This is what I mean when I say that Korean artists should go to Japan and actually work on original Japanese material with actual Japanese musicians - the end result is almost always better-produced, better-executed, pop songs. I'm not saying that all Korean musicians are bad because there are good and bad musicians everywhere you go, I'm just saying that the Japanese industry is much more demanding, and much more experienced than the Korean one - it takes a lot more than a few dozen thousand albums to last.
Working with Japanese musicians who are experienced in both making music and surviving in a cut-throat industry may or may not make these idols better musicians, but will always broaden their perspectives. Idols need to know that there are other types of music in the world because it will ultimately help them decide which songs to really pursue. That and it teaches them a thing or two about artistic identity.

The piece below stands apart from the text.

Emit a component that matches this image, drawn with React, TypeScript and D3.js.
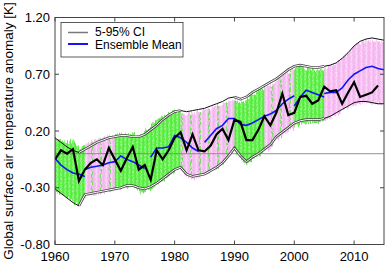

Jumping has become my prime example. Originally intended for the Japanese market but written by Koreans - I assume that because KARA had already spent some time in Japan, they, or their label, kind of learned how to pick songs. The production on this is spot-on - it's got enough of Japan's cheesecake-ness, the emphasis on little details, and Korea's cookie-ness, the crisp and sometimes thin sound. The hook is catchy in the Korean way, but the rest of the chorus is lay-low in the Japanese way.
Now all KARA really have to do is straighten out their vocals. For heaven's sake can someone please whip these girls' voices into shape? I love the songs, but I can't listen to them for more than a couple of times because the vocals annoy me beyond belief.